Where In-Memory Computing is Going in 2021

The adoption of in-memory computing platforms has steadily increased over the past decade, growing in popularity as tra­ditional disk-based databases could no lon­ger provide the performance and scalability businesses needed to collect and analyze soaring volumes of business data. In-mem­ory computing platforms, built using a clus­ter of servers, pool the available RAM and CPU power, enabling data and processing to be distributed across the cluster for blazing fast performance and massive scalability to enable real-time business processes.

Some industries, such as financial services, have embraced in-memory computing for decades. Others, such as food delivery, e-commerce, logistics, and remote access and collaboration services, did so throughout 2020 as companies faced COVID-19-fueled surges in website visitors, delivery requests, sales transactions, video streaming and more. In-memory computing platforms enabled these businesses to rapidly scale to support these dramatic usage increases.

A surge in in-memory computing adop­tion by businesses for a growing number of use cases has led to an increase in in-mem­ory computing practitioners. This in turn has led to greater adoption of in-memory computing technology and the acceleration of innovation for in-memory computing platforms overall.

As we continue through 2021 and in-memory computing platforms mature, we will see the number of industries and companies adopting these solutions con­tinue to grow. This trend will last far beyond the effects of the pandemic as companies shift their focus to meeting new strategic and competitive demands driven by digital transformation initia­tives. Increasing adoption of in-memory computing will also be accompanied by the following key trends powered by the technology’s real-time capabilities and massive scalability.

Rapidly Improving Application Perfor­mance and Scalability

First, watch for in-memory data grids (IMDGs) to become the solution of choice for more and more businesses that need an easily implementable approach to main­taining or improving performance while increasing application throughput.
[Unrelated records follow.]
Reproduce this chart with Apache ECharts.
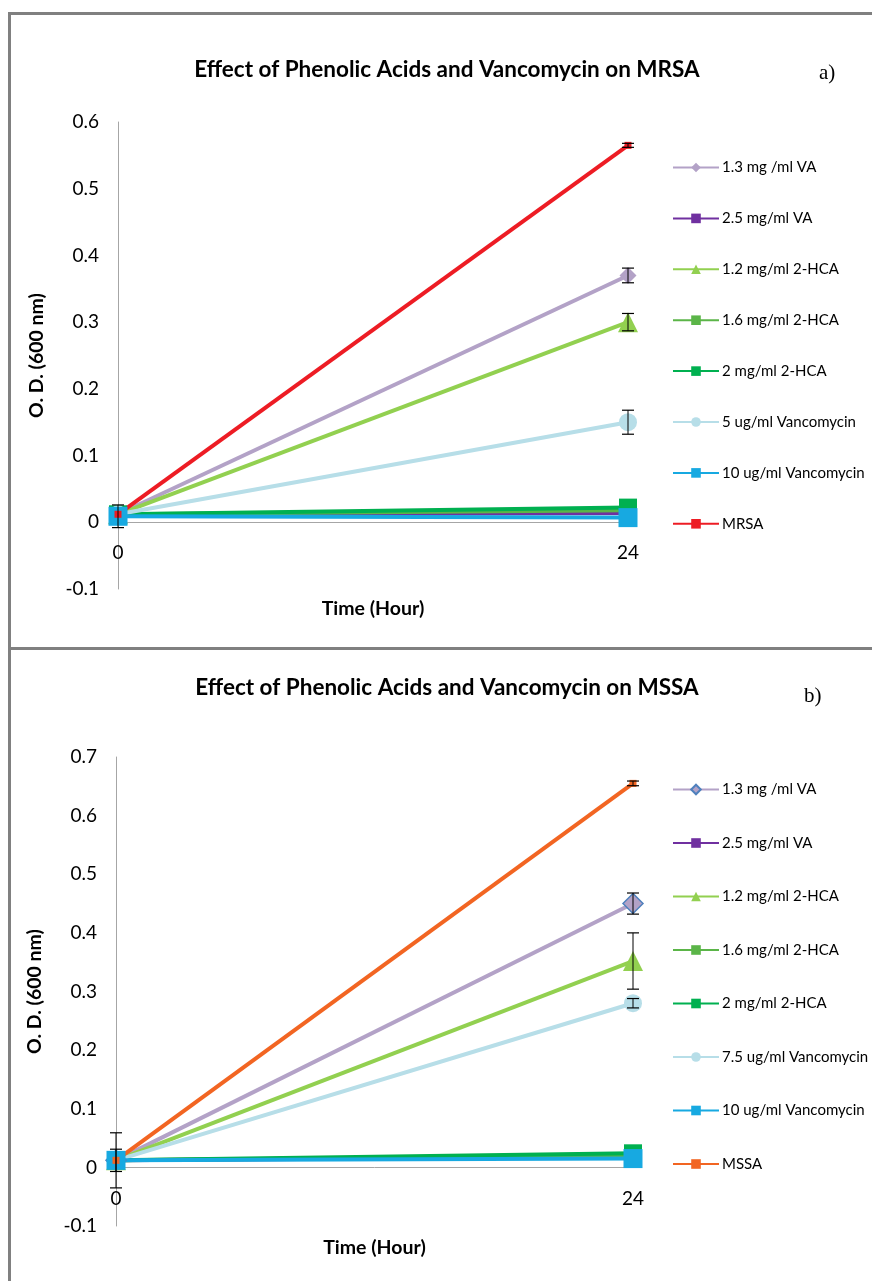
<!DOCTYPE html>
<html>
<head>
<meta charset="utf-8">
<script src="https://cdn.jsdelivr.net/npm/echarts@6/dist/echarts.min.js"></script>
<style>
  html, body { margin: 0; padding: 0; background: #fff; overflow: hidden; }
  #c1 { position: absolute; left: 0; top: 0; width: 872px; height: 648px; }
  #c2 { position: absolute; left: 0; top: 648px; width: 872px; height: 633px; }
  .frame { position: absolute; border: 3px solid #808080; box-sizing: border-box; pointer-events: none; }
</style>
</head>
<body>
<div id="c1"></div>
<div id="c2"></div>
<div class="frame" style="left:8px; top:12px; width:900px; height:638px;"></div>
<div class="frame" style="left:8px; top:647px; width:900px; height:700px;"></div>
<script>
// ---------- shared ----------
const hours = ['0', '24'];

// ---------- panel a) MRSA ----------
const mrsaTitle = 'Effect of Phenolic Acids and Vancomycin on MRSA';
const mrsaNames = ['1.3 mg /ml VA', '2.5 mg/ml VA', '1.2 mg/ml 2-HCA', '1.6 mg/ml 2-HCA',
                   '2 mg/ml 2-HCA', '5 ug/ml Vancomycin', '10 ug/ml Vancomycin', 'MRSA'];
const mrsaVA13   = [0.012, 0.370];
const mrsaVA25   = [0.012, 0.014];
const mrsaHCA12  = [0.012, 0.300];
const mrsaHCA16  = [0.012, 0.018];
const mrsaHCA2   = [0.012, 0.022];
const mrsaVan5   = [0.012, 0.150];
const mrsaVan10  = [0.009, 0.007];
const mrsaCtrl   = [0.012, 0.565];
// error (+/-) per point
const mrsaVA13Err  = [0, 0.011];
const mrsaHCA12Err = [0, 0.013];
const mrsaVan5Err  = [0, 0.018];
const mrsaVan10Err = [0.017, 0];
const mrsaCtrlErr  = [0, 0.003];

// ---------- panel b) MSSA ----------
const mssaTitle = 'Effect of Phenolic Acids and Vancomycin on MSSA';
const mssaNames = ['1.3 mg /ml VA', '2.5 mg/ml VA', '1.2 mg/ml 2-HCA', '1.6 mg/ml 2-HCA',
                   '2 mg/ml 2-HCA', '7.5 ug/ml Vancomycin', '10 ug/ml Vancomycin', 'MSSA'];
const mssaVA13   = [0.012, 0.450];
const mssaVA25   = [0.012, 0.018];
const mssaHCA12  = [0.012, 0.352];
const mssaHCA16  = [0.012, 0.020];
const mssaHCA2   = [0.012, 0.024];
const mssaVan7   = [0.012, 0.280];
const mssaVan10  = [0.012, 0.015];
const mssaCtrl   = [0.012, 0.655];
const mssaVA13Err  = [0, 0.018];
const mssaVA25Err  = [0.019, 0];
const mssaHCA12Err = [0, 0.048];
const mssaVan7Err  = [0, 0.008];
const mssaVan10Err = [0.047, 0];
const mssaCtrlErr  = [0, 0.004];

const FONT = "Lato, 'Open Sans', sans-serif";
const colors = {
  va13: '#B3A2C7', va25: '#7030A0', hca12: '#92D050', hca16: '#5BB548',
  hca2: '#00B050', van5: '#B7DEE8', van10: '#17A9E1', mrsa: '#ED1C24', mssa: '#F26522'
};

function lineSeries(name, data, color, symbol, size, extraItem) {
  return {
    type: 'line', name: name, data: data,
    symbol: symbol, symbolSize: size, showAllSymbol: true,
    lineStyle: { color: color, width: 4 },
    itemStyle: Object.assign({ color: color }, extraItem || {}),
    emphasis: { disabled: true },
    animation: false, z: 2
  };
}

function errSeries(vals, errs) {
  const data = [];
  for (let i = 0; i < vals.length; i++) {
    if (errs[i] > 0) data.push([i, vals[i] - errs[i], vals[i] + errs[i]]);
  }
  return {
    type: 'custom', silent: true, animation: false, z: 3,
    renderItem: function (params, api) {
      const x = api.value(0);
      const lo = api.coord([x, api.value(1)]);
      const hi = api.coord([x, api.value(2)]);
      const w = 6;
      return {
        type: 'group',
        children: [
          { type: 'line', shape: { x1: lo[0], y1: lo[1], x2: hi[0], y2: hi[1] }, style: { stroke: '#000', lineWidth: 1 } },
          { type: 'line', shape: { x1: lo[0] - w, y1: lo[1], x2: lo[0] + w, y2: lo[1] }, style: { stroke: '#000', lineWidth: 1.2 } },
          { type: 'line', shape: { x1: hi[0] - w, y1: hi[1], x2: hi[0] + w, y2: hi[1] }, style: { stroke: '#000', lineWidth: 1.2 } }
        ]
      };
    },
    encode: { x: 0, y: [1, 2] },
    data: data
  };
}

function baseOption(cfg) {
  return {
    animation: false,
    title: [
      { text: cfg.title, left: cfg.titleX, top: cfg.titleY, textAlign: 'center', padding: 0,
        textStyle: { fontFamily: FONT, fontWeight: 'bold', fontSize: 22.5, color: '#000' } },
      { text: cfg.tag, left: cfg.tagX, top: cfg.tagY, padding: 0,
        textStyle: { fontFamily: "'Liberation Serif', serif", fontWeight: 'normal', fontSize: 21, color: '#000' } }
    ],
    legend: {
      orient: 'vertical', left: 672, top: cfg.legendTop, padding: 0,
      itemWidth: 46, itemHeight: 12, itemGap: cfg.legendGap,
      textStyle: { fontFamily: FONT, fontSize: 15, lineHeight: 14, color: '#000', padding: [0, 0, 0, -2] },
      data: cfg.names, selectedMode: false
    },
    grid: { left: cfg.gridLeft, top: cfg.gridTop, width: cfg.gridWidth, height: cfg.gridHeight,
            containLabel: false, outerBoundsMode: 'none' },
    xAxis: {
      type: 'category', data: hours, boundaryGap: false,
      name: 'Time (Hour)', nameLocation: 'middle', nameGap: cfg.xNameGap, nameMoveOverlap: false,
      nameTextStyle: { fontFamily: FONT, fontWeight: 'bold', fontSize: 19.5, color: '#000' },
      axisLine: { onZero: true, lineStyle: { color: '#A6A6A6', width: 1 } },
      axisTick: { show: false },
      axisLabel: { margin: cfg.xLabelMargin, fontFamily: FONT, fontSize: 19, color: '#000' },
      splitLine: { show: false }
    },
    yAxis: {
      type: 'value', min: -0.1, max: cfg.yMax, interval: 0.1,
      name: 'O. D. (600 nm)', nameLocation: 'middle', nameGap: 71, nameMoveOverlap: false,
      nameTextStyle: { fontFamily: FONT, fontWeight: 'bold', fontSize: 19.5, color: '#000' },
      axisLine: { show: true, lineStyle: { color: '#A6A6A6', width: 1 } },
      axisTick: { show: false },
      axisLabel: { margin: 19, fontFamily: FONT, fontSize: 19, color: '#000' },
      splitLine: { show: false }
    },
    series: cfg.series
  };
}

const c1 = echarts.init(document.getElementById('c1'));
c1.setOption(baseOption({
  title: mrsaTitle, titleX: 447, titleY: 58, tag: 'a)', tagX: 819, tagY: 63,
  names: mrsaNames, legendTop: 160, legendGap: 35.9,
  gridLeft: 118, gridTop: 122, gridWidth: 510, gridHeight: 467,
  xNameGap: 10, xLabelMargin: -46, yMax: 0.6,
  series: [
    lineSeries(mrsaNames[0], mrsaVA13, colors.va13, 'diamond', 17),
    lineSeries(mrsaNames[1], mrsaVA25, colors.va25, 'rect', 12),
    lineSeries(mrsaNames[2], mrsaHCA12, colors.hca12, 'triangle', 20),
    lineSeries(mrsaNames[3], mrsaHCA16, colors.hca16, 'rect', 14),
    lineSeries(mrsaNames[4], mrsaHCA2, colors.hca2, 'rect', 18),
    lineSeries(mrsaNames[5], mrsaVan5, colors.van5, 'circle', 18),
    lineSeries(mrsaNames[6], mrsaVan10, colors.van10, 'rect', 19),
    lineSeries(mrsaNames[7], mrsaCtrl, colors.mrsa, 'rect', 7),
    errSeries(mrsaVA13, mrsaVA13Err),
    errSeries(mrsaHCA12, mrsaHCA12Err),
    errSeries(mrsaVan5, mrsaVan5Err),
    errSeries(mrsaVan10, mrsaVan10Err),
    errSeries(mrsaCtrl, mrsaCtrlErr)
  ]
}));

const c2 = echarts.init(document.getElementById('c2'));
c2.setOption(baseOption({
  title: mssaTitle, titleX: 447, titleY: 28, tag: 'b)', tagX: 804, tagY: 38,
  names: mssaNames, legendTop: 134, legendGap: 38.5,
  gridLeft: 116, gridTop: 109, gridWidth: 517, gridHeight: 469,
  xNameGap: 12, xLabelMargin: -37, yMax: 0.7,
  series: [
    lineSeries(mssaNames[0], mssaVA13, colors.va13, 'diamond', 20, { borderColor: '#4F81BD', borderWidth: 1.5 }),
    lineSeries(mssaNames[1], mssaVA25, colors.va25, 'rect', 12),
    lineSeries(mssaNames[2], mssaHCA12, colors.hca12, 'triangle', 20),
    lineSeries(mssaNames[3], mssaHCA16, colors.hca16, 'rect', 14),
    lineSeries(mssaNames[4], mssaHCA2, colors.hca2, 'rect', 18),
    lineSeries(mssaNames[5], mssaVan7, colors.van5, 'circle', 18),
    lineSeries(mssaNames[6], mssaVan10, colors.van10, 'rect', 19),
    lineSeries(mssaNames[7], mssaCtrl, colors.mssa, 'rect', 7),
    errSeries(mssaVA13, mssaVA13Err),
    errSeries(mssaVA25, mssaVA25Err),
    errSeries(mssaHCA12, mssaHCA12Err),
    errSeries(mssaVan7, mssaVan7Err),
    errSeries(mssaVan10, mssaVan10Err),
    errSeries(mssaCtrl, mssaCtrlErr)
  ]
}));
</script>
</body>
</html>
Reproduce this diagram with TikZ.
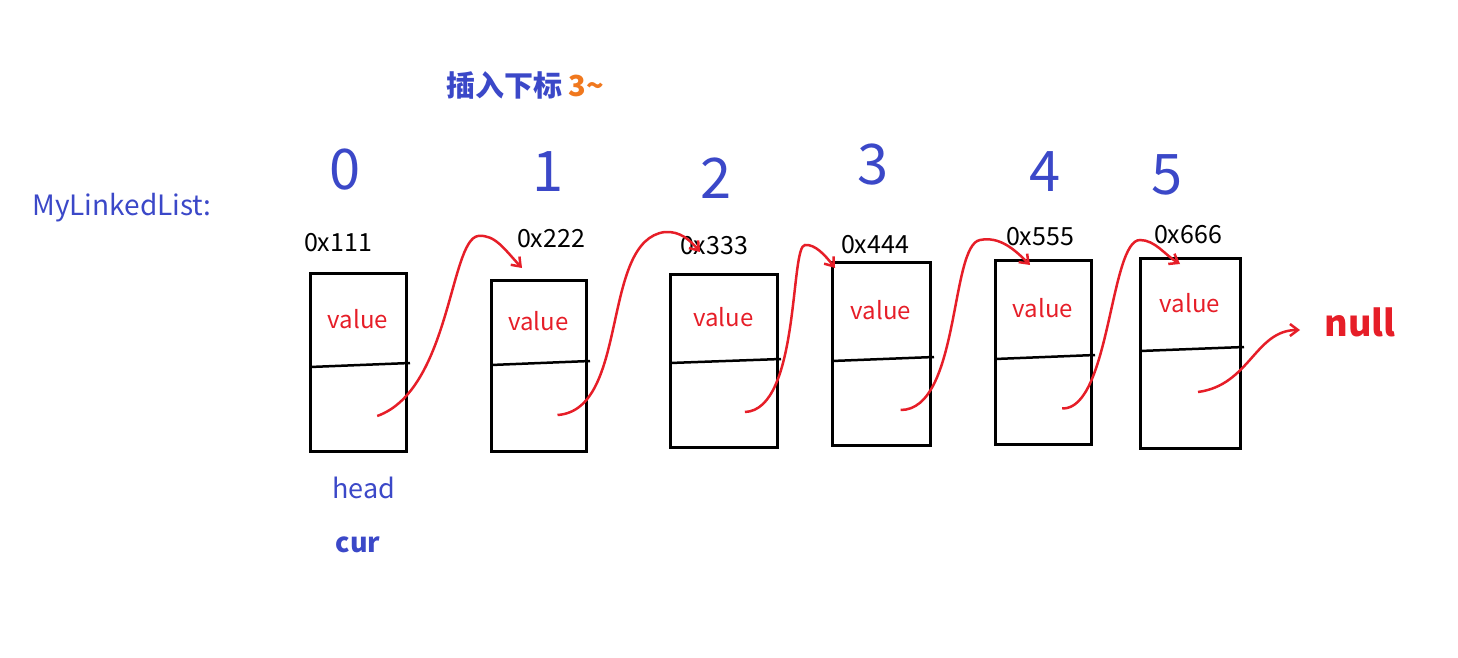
\documentclass[tikz,border=0pt]{standalone}
\usepackage{fontspec}
\setmainfont{Noto Sans CJK SC}
\usetikzlibrary{arrows.meta}
\definecolor{bl}{RGB}{59,72,200}
\definecolor{rd}{RGB}{230,30,40}
\definecolor{og}{RGB}{240,120,30}
\tikzset{box/.style={draw,line width=3pt},
 div/.style={draw,line width=2.5pt},
 val/.style={text=rd,font=\fontsize{24}{26}\selectfont},
 addr/.style={font=\fontsize{25}{27}\selectfont},
 dig/.style={text=bl,font=\fontsize{56}{56}\selectfont},
 link/.style={draw=rd,line width=2.5pt,-{Straight Barb[length=8pt,width=12pt]}}}
\begin{document}
\begin{tikzpicture}[x=1pt,y=-1pt]
\useasboundingbox (0,0) rectangle (1458,658);
\node[text=bl,font=\fontsize{28}{30}\selectfont] (mll) at (122,208) {MyLinkedList:};
\node[font=\bfseries\fontsize{29}{32}\selectfont] (title) at (525,85) {\textcolor{bl}{插入下标} \textcolor{og}{3\textasciitilde}};
\foreach \i/\l/\t/\r/\b/\dv/\ax/\ay/\dx/\dy/\a in {
 0/310/273/406/451/365/338/243/345/170/0x111,
 1/491/280/586/451/363/551/239/548/172/0x222,
 2/670/274/777/447/361/714/246/716/178/0x333,
 3/832/262/930/445/359/875/245/873/165/0x444,
 4/995/260/1091/444/357/1040/237/1045/172/0x555,
 5/1140/258/1240/448/349/1188/235/1167/175/0x666}{
 \draw[box] (\l,\t) rectangle (\r,\b);
 \coordinate (b\i) at (\l,\t);
 \draw[div] (\l,\dv+2) -- (\r+4,\dv-2);
 \node[val] (v\i) at ({(\l+\r)/2},{(\t+\dv)/2}) {value};
 \node[addr] (a\i) at (\ax,\ay) {\a};
 \node[dig] (d\i) at (\dx,\dy) {\i};
 \coordinate (s\i) at ({\l+(\r-\l)*0.7},{(\dv+\b)/2+8});
}
\draw[link] (s0) .. controls (450,390) and (450,240) .. (478,236) .. controls (495,234) and (505,250) .. (522,268);
\draw[link] (s1) .. controls (630,410) and (600,240) .. (665,232) .. controls (680,231) and (690,240) .. (700,252);
\draw[link] (s2) .. controls (800,410) and (790,245) .. (805,245) .. controls (815,244) and (825,255) .. (835,268);
\draw[link] (s3) .. controls (960,410) and (950,245) .. (980,240) .. controls (1000,236) and (1015,250) .. (1030,265);
\draw[link] (s4) .. controls (1110,410) and (1110,240) .. (1140,240) .. controls (1155,240) and (1165,255) .. (1180,264);
\coordinate (nl) at (1300,330);
\draw[link] (1198,392) .. controls (1250,385) and (1255,330) .. (nl);
\node[text=rd,font=\bfseries\fontsize{36}{38}\selectfont] (null) at (1360,322) {null};
\node[text=bl,font=\fontsize{27}{30}\selectfont] (head) at (364,488) {head};
\node[text=bl,font=\bfseries\fontsize{27}{30}\selectfont] (cur) at (358,545) {cur};
\end{tikzpicture}
\end{document}
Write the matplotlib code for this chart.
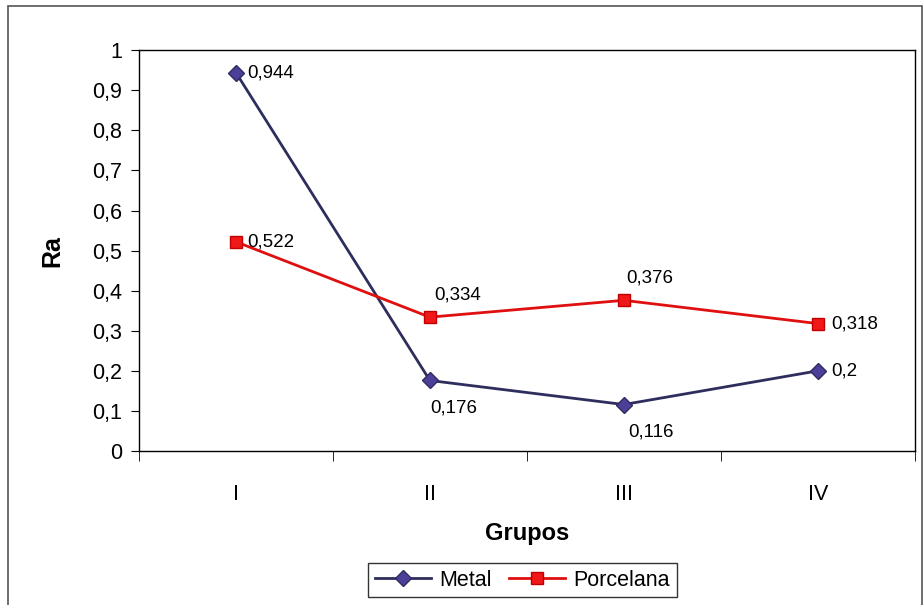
import matplotlib.pyplot as plt
from matplotlib.patches import Rectangle
from matplotlib.ticker import FixedLocator, FuncFormatter

plt.rcParams["font.family"] = ["Liberation Sans", "DejaVu Sans"]

# data
grupos = ["I", "II", "III", "IV"]
metal = [0.944, 0.176, 0.116, 0.2]
porcelana = [0.522, 0.334, 0.376, 0.318]

# label offsets (points) for each value
metal_off = [(8, 0), (0, -20), (3, -20), (10, 0)]
porcelana_off = [(8, 0), (3, 16), (2, 16), (10, 0)]

fig = plt.figure(figsize=(9.23, 6.05), dpi=100)
ax = fig.add_axes([0.1506, 0.2545, 0.8404, 0.6625])

x = list(range(len(grupos)))
ax.plot(x, metal, color="#2e2e5e", lw=2, marker="D", ms=8,
        markerfacecolor="#4b3f9a", markeredgecolor="#2e2e5e", label="Metal")
ax.plot(x, porcelana, color="#e01010", lw=2, marker="s", ms=8,
        markerfacecolor="#f01818", markeredgecolor="#c00000", label="Porcelana")

def fmt(v):
    return ("%g" % v).replace(".", ",")

for xi, v, off in zip(x, metal, metal_off):
    ax.annotate(fmt(v), (xi, v), xytext=off, textcoords="offset points",
                fontsize=13.5, va="center", ha="left")
for xi, v, off in zip(x, porcelana, porcelana_off):
    ax.annotate(fmt(v), (xi, v), xytext=off, textcoords="offset points",
                fontsize=13.5, va="center", ha="left")

ax.set_xlim(-0.5, 3.5)
ax.set_ylim(0, 1)
ax.set_yticks([i / 10 for i in range(11)])
ax.yaxis.set_major_formatter(FuncFormatter(lambda v, p: fmt(round(v, 1))))
ax.set_xticks(x)
ax.set_xticklabels(grupos)
ax.xaxis.set_minor_locator(FixedLocator([-0.5, 0.5, 1.5, 2.5, 3.5]))
ax.tick_params(axis="x", which="major", length=0, pad=24, labelsize=15.5)
ax.tick_params(axis="x", which="minor", length=7, direction="out")
ax.tick_params(axis="y", length=6, direction="out", labelsize=15.5, pad=6)

ax.set_ylabel("Ra", fontsize=18, fontweight="bold", labelpad=20)
ax.set_xlabel("Grupos", fontsize=17, fontweight="bold", labelpad=12)

for s in ax.spines.values():
    s.set_color("black")
    s.set_linewidth(1)

fig.legend(loc="lower center", bbox_to_anchor=(0.566, -0.005), ncol=2,
           fontsize=15.5, frameon=True, fancybox=False, edgecolor="black",
           handlelength=2.6, borderpad=0.3, columnspacing=0.8, handletextpad=0.4)

fig.patches.append(Rectangle((0.009, -0.01), 0.99, 1.0, transform=fig.transFigure,
                             fill=False, edgecolor="#555555", lw=1.2))

fig.savefig("out.png", dpi=100)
Because IMDGs cache application data in RAM and apply massively parallel pro­cessing (MPP) across a distributed cluster of server nodes, they provide a simple and cost-effective path to dramatically improv­ing application performance. An IMDG is a component of an in-memory computing platform. An IMDG can be inserted between an existing application and disk-based data­base without major changes to either layer. The distributed architecture also enables rapidly scaleout of applications by allowing the RAM and compute power of the cluster to be increased simply by adding new server nodes. The platform automatically recog­nizes new nodes added to the cluster and redistributes data and compute across them.

Digital Integration Hubs

The next trend to watch is the rise of the IMDG-powered digital integration hub (DIH). Digital integration hubs are rapidly increasing in popularity because of their abil­ity to power one of the hallmarks of digital transformations: real-time business processes that require access to multiple data sources to create 360-degree views of customers and the business. The DIH leverages an IMDG as a high-performance data access layer for aggre­gating a subset of data from multiple source systems. This data can then be simultane­ously accessed by any number of business applications through a variety of common APIs such as SQL or REST at in-memory speeds. Synchronization between the IMDG and data sources which can include relational and NoSQL databases, data warehouses, data lakes, cloud-based applications, and stream­ing data is continuous to ensure the data in the in-memory cache is always current as changes are made to the underlying data­stores. This makes the DIH ideal for launch­ing a variety of critical real-time initiatives, from recommendation engines to automated business decision making to real-time upsell and cross-sell offers.


The last big in-memory computing-pow­ered trend to watch in 2021 is the accelerat­ing adoption of hybrid transactional/analyt­ical processing (HTAP).

HTAP enables businesses to perform real-time analytics directly on their transactional or operational data, eliminating the need for a time-consuming ETL: process to move operational data to a separate datastore. In this way, HTAP enables real-time digital busi­ness across a range of data-intensive indus­tries, from financial services and e-commerce to healthcare, transportation, and logistics.

Increasing HTAP adoption is also tied to soaring demand to roll out applications that can update their machine learning models in real-time. Providing what Gartner calls “in-process HTAP,” an in-memory comput­ing-powered data grid can enable a contin­uous learning infrastructure in which the machine learning (ML) model is updated in real time based on new operational data flowing into the system.

Driving Real-Time Processes

In-memory computing has solidified its place as the most flexible and cost-effective strategy for achieving achieving real-time business processes using all of the relevant data in an organization’s systems As a result, we can expect to see in-memory computing adoption continue to accelerate for years to come as companies rely on it to achieve ever-greater levels of application speed and scal­ability as well as real-time data access across all datastores.